> What you should do
Can you set down, exactly as they appear below, the lines from the opening of the material through the one bearing "56, 64, 72.8];", minus the pictures?

> Data lines
start

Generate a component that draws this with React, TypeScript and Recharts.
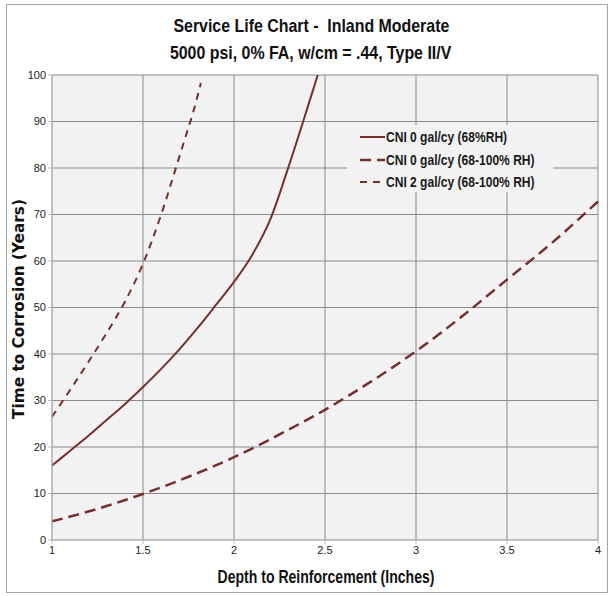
import { LineChart, Line, XAxis, YAxis, CartesianGrid, Legend } from "recharts";

// depth (in) / years for each series
const solidX = [1, 1.1, 1.2, 1.3, 1.4, 1.5, 1.6, 1.7, 1.8, 1.9, 2, 2.1, 2.2, 2.3, 2.4, 2.46];
const solidY = [16, 19.2, 22.4, 25.8, 29.2, 32.9, 36.8, 41, 45.6, 50.5, 55.5, 61.3, 69, 80.3, 92.5, 100];

const longX = [1, 1.25, 1.5, 1.75, 2, 2.25, 2.5, 2.75, 3, 3.25, 3.5, 3.75, 4];
const longY = [4, 6.7, 9.9, 13.6, 17.8, 22.7, 28, 34, 40.6, 48, 56, 64, 72.8];

const shortX = [1, 1.1, 1.2, 1.3, 1.4, 1.5, 1.6, 1.7, 1.8, 1.818];
const shortY = [26.5, 32.3, 38.3, 44.5, 51.2, 59.4, 70, 82.5, 95.5, 98.3];

const seriesNames = [
  "CNI 0 gal/cy (68%RH)",
  "CNI 0 gal/cy (68-100% RH)",
  "CNI 2 gal/cy (68-100% RH)",
];

const xTicks = [1, 1.5, 2, 2.5, 3, 3.5, 4];
const yTicks = [0, 10, 20, 30, 40, 50, 60, 70, 80, 90, 100];

const toRows = (xs: number[], ys: number[]) => xs.map((x, i) => ({ x, y: ys[i] }));

const COLOR = "#772f2d";
const SANS = "'Liberation Sans', Arial, sans-serif";

function Squeeze({ k, origin, children }: { k: number; origin: string; children: any }) {
  return (
    <span style={{ display: "inline-block", whiteSpace: "nowrap", transform: `scaleX(${k})`, transformOrigin: origin }}>
      {children}
    </span>
  );
}

function LegendBox(props: any) {
  const { payload } = props;
  return (
    <div style={{ background: "#f2f2f2", width: 206, height: 67, paddingTop: 1, boxSizing: "border-box" }}>
      {payload.map((p: any, i: number) => (
        <div key={i} style={{ display: "flex", alignItems: "center", height: 22.5, whiteSpace: "nowrap" }}>
          <svg width={39} height={10} style={{ flex: "none" }}>
            <line
              x1={13}
              x2={38}
              y1={5}
              y2={5}
              stroke={COLOR}
              strokeWidth={p.payload.strokeWidth}
              strokeDasharray={p.payload.strokeDasharray}
            />
          </svg>
          <span style={{ fontFamily: SANS, fontWeight: "bold", fontSize: 14, color: "#1a1a1a" }}>
            <Squeeze k={0.86} origin="left center">{p.value}</Squeeze>
          </span>
        </div>
      ))}
    </div>
  );
}

export default function ServiceLifeChart() {
  return (
    <div style={{ position: "absolute", left: 0, top: 0, width: 610, height: 596, background: "#fff" }}>
      <div
        style={{
          position: "absolute",
          left: 6,
          top: 4,
          width: 600,
          height: 587,
          border: "1px solid #a6a6a6",
          pointerEvents: "none",
        }}
      />
      <div
        style={{
          position: "absolute",
          top: 12,
          left: 0,
          width: 622,
          textAlign: "center",
          fontFamily: SANS,
          fontWeight: "bold",
          fontSize: 18.5,
          lineHeight: "27px",
          color: "#111",
        }}
      >
        <div>
          <Squeeze k={0.86} origin="center">Service Life Chart -&nbsp; Inland Moderate</Squeeze>
        </div>
        <div>
          <Squeeze k={0.86} origin="center">5000 psi, 0% FA, w/cm = .44, Type II/V</Squeeze>
        </div>
      </div>
      <div
        style={{
          position: "absolute",
          left: 19,
          top: 309,
          transform: "translate(-50%, -50%) rotate(-90deg)",
          whiteSpace: "nowrap",
          fontFamily: "'DejaVu Sans', sans-serif",
          fontWeight: "bold",
          fontSize: 15.3,
          color: "#111",
        }}
      >
        Time to Corrosion (Years)
      </div>
      <div
        style={{
          position: "absolute",
          top: 567,
          left: 326,
          transform: "translateX(-50%)",
          whiteSpace: "nowrap",
          fontFamily: SANS,
          fontWeight: "bold",
          fontSize: 18,
          color: "#111",
        }}
      >
        <Squeeze k={0.78} origin="center">Depth to Reinforcement (Inches)</Squeeze>
      </div>
      <LineChart width={610} height={596} margin={{ top: 75, right: 12, left: 0, bottom: 26 }}>
        <CartesianGrid fill="#f2f2f2" stroke="#8a8a8a" />
        <XAxis
          type="number"
          dataKey="x"
          domain={[1, 4]}
          ticks={xTicks}
          height={30}
          stroke="#bdbdbd"
          tickSize={4}
          tick={{ fontFamily: SANS, fontSize: 11, fill: "#222" }}
          allowDuplicatedCategory={false}
        />
        <YAxis
          type="number"
          domain={[0, 100]}
          ticks={yTicks}
          width={52}
          stroke="#bdbdbd"
          tickSize={4}
          tick={{ fontFamily: SANS, fontSize: 11, fill: "#222" }}
        />
        <Legend
          layout="vertical"
          align="center"
          verticalAlign="middle"
          content={<LegendBox />}
          wrapperStyle={{ left: 347, top: 125, width: 206, height: 67 }}
        />
        <Line
          data={toRows(solidX, solidY)}
          dataKey="y"
          name={seriesNames[0]}
          type="monotone"
          stroke={COLOR}
          strokeWidth={2}
          dot={false}
          isAnimationActive={false}
        />
        <Line
          data={toRows(longX, longY)}
          dataKey="y"
          name={seriesNames[1]}
          type="monotone"
          stroke={COLOR}
          strokeWidth={2.5}
          strokeDasharray="11 6"
          dot={false}
          isAnimationActive={false}
        />
        <Line
          data={toRows(shortX, shortY)}
          dataKey="y"
          name={seriesNames[2]}
          type="monotone"
          stroke={COLOR}
          strokeWidth={2}
          strokeDasharray="7 6"
          dot={false}
          isAnimationActive={false}
        />
      </LineChart>
    </div>
  );
}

end

> Answer for the task
Generate a component that draws this with React, TypeScript and Recharts.
import { LineChart, Line, XAxis, YAxis, CartesianGrid, Legend } from "recharts";

// depth (in) / years for each series
const solidX = [1, 1.1, 1.2, 1.3, 1.4, 1.5, 1.6, 1.7, 1.8, 1.9, 2, 2.1, 2.2, 2.3, 2.4, 2.46];
const solidY = [16, 19.2, 22.4, 25.8, 29.2, 32.9, 36.8, 41, 45.6, 50.5, 55.5, 61.3, 69, 80.3, 92.5, 100];

const longX = [1, 1.25, 1.5, 1.75, 2, 2.25, 2.5, 2.75, 3, 3.25, 3.5, 3.75, 4];
const longY = [4, 6.7, 9.9, 13.6, 17.8, 22.7, 28, 34, 40.6, 48, 56, 64, 72.8];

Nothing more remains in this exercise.